• [Job]
Give the data below again exactly as it stands. Omit the pictures.

--- Start ---

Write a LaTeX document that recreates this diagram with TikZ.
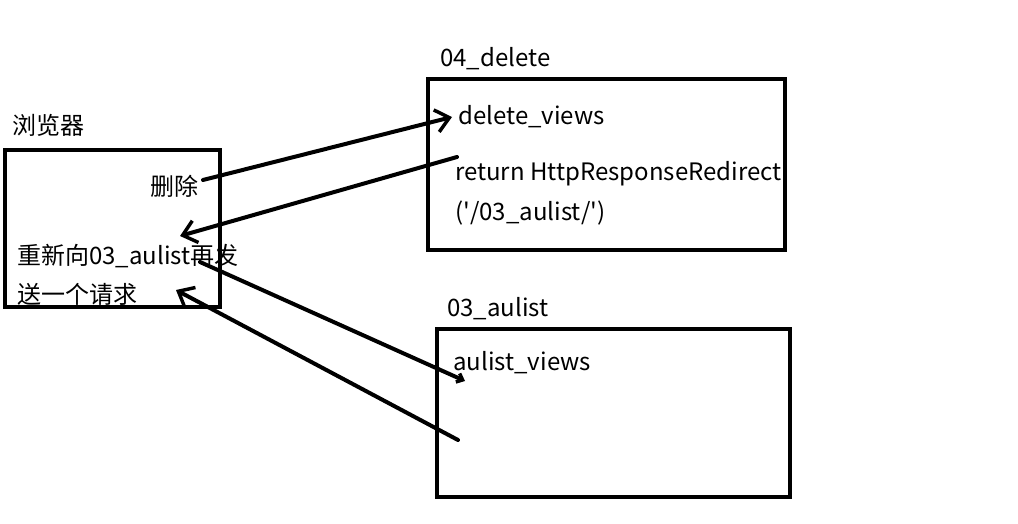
\documentclass[tikz,border=0pt]{standalone}
\usepackage{fontspec}
\setmainfont[Ligatures=TeXOff]{Noto Sans CJK SC}
\usetikzlibrary{arrows.meta}
\begin{document}
\begin{tikzpicture}[x=0.75pt,y=-0.75pt,
  box/.style={draw=black,line width=3pt},
  txt/.style={anchor=base west,inner sep=0pt,font=\fontsize{18}{21}\selectfont},
  conn/.style={line width=3pt,line cap=round,-{Straight Barb[length=10pt,width=17pt,line width=2.6pt]}},
  connsmall/.style={line width=3pt,line cap=round,-{Straight Barb[length=4pt,width=7pt,line width=2.6pt]}}]
\useasboundingbox[fill=white] (0,0) rectangle (1018,524);
% labels
\node[txt] (lbBrowser) at (12,135) {浏览器};
\node[txt] (lbDelete) at (440,67) {04\_delete};
\node[txt] (lbAulist) at (447,316) {03\_aulist};
% texts
\node[txt] (tDel) at (150,196) {删除};
\node[txt] (tRe1) at (17,264) {重新向03\_aulist再发};
\node[txt] (tRe2) at (17,303) {送一个请求};
\node[txt] (tDv) at (458,125) {delete\_views};
\node[txt] (tRet) at (455,181) {return HttpResponseRedirect};
\node[txt] (tArg) at (455,221) {('/03\_aulist/')};
\node[txt] (tAv) at (453,370) {aulist\_views};
% boxes
\draw[box] (5,150) rectangle (220,307);
\draw[box] (428,79) rectangle (785,250);
\draw[box] (437,329) rectangle (790,497);
% connector end points
\coordinate (a1s) at (203,180);
\coordinate (a1e) at (452,117);
\coordinate (a2s) at (457,157);
\coordinate (a2e) at (180,236);
\coordinate (a3s) at (200,262);
\coordinate (a3e) at (465,381);
\coordinate (a4s) at (458,440);
\coordinate (a4e) at (176,290);
\draw[conn] (a1s) -- (a1e);
\draw[conn] (a2s) -- (a2e);
\draw[connsmall] (a3s) -- (a3e);
\draw[conn] (a4s) -- (a4e);
\end{tikzpicture}
\end{document}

--- End ---

• [Final answer]
Write a LaTeX document that recreates this diagram with TikZ.
\documentclass[tikz,border=0pt]{standalone}
\usepackage{fontspec}
\setmainfont[Ligatures=TeXOff]{Noto Sans CJK SC}
\usetikzlibrary{arrows.meta}
\begin{document}
\begin{tikzpicture}[x=0.75pt,y=-0.75pt,
  box/.style={draw=black,line width=3pt},
  txt/.style={anchor=base west,inner sep=0pt,font=\fontsize{18}{21}\selectfont},
  conn/.style={line width=3pt,line cap=round,-{Straight Barb[length=10pt,width=17pt,line width=2.6pt]}},
  connsmall/.style={line width=3pt,line cap=round,-{Straight Barb[length=4pt,width=7pt,line width=2.6pt]}}]
\useasboundingbox[fill=white] (0,0) rectangle (1018,524);
% labels
\node[txt] (lbBrowser) at (12,135) {浏览器};
\node[txt] (lbDelete) at (440,67) {04\_delete};
\node[txt] (lbAulist) at (447,316) {03\_aulist};
% texts
\node[txt] (tDel) at (150,196) {删除};
\node[txt] (tRe1) at (17,264) {重新向03\_aulist再发};
\node[txt] (tRe2) at (17,303) {送一个请求};
\node[txt] (tDv) at (458,125) {delete\_views};
\node[txt] (tRet) at (455,181) {return HttpResponseRedirect};
\node[txt] (tArg) at (455,221) {('/03\_aulist/')};
\node[txt] (tAv) at (453,370) {aulist\_views};
% boxes
\draw[box] (5,150) rectangle (220,307);
\draw[box] (428,79) rectangle (785,250);
\draw[box] (437,329) rectangle (790,497);
% connector end points
\coordinate (a1s) at (203,180);
\coordinate (a1e) at (452,117);
\coordinate (a2s) at (457,157);
\coordinate (a2e) at (180,236);
\coordinate (a3s) at (200,262);
\coordinate (a3e) at (465,381);
\coordinate (a4s) at (458,440);
\coordinate (a4e) at (176,290);
\draw[conn] (a1s) -- (a1e);
\draw[conn] (a2s) -- (a2e);
\draw[connsmall] (a3s) -- (a3e);
\draw[conn] (a4s) -- (a4e);
\end{tikzpicture}
\end{document}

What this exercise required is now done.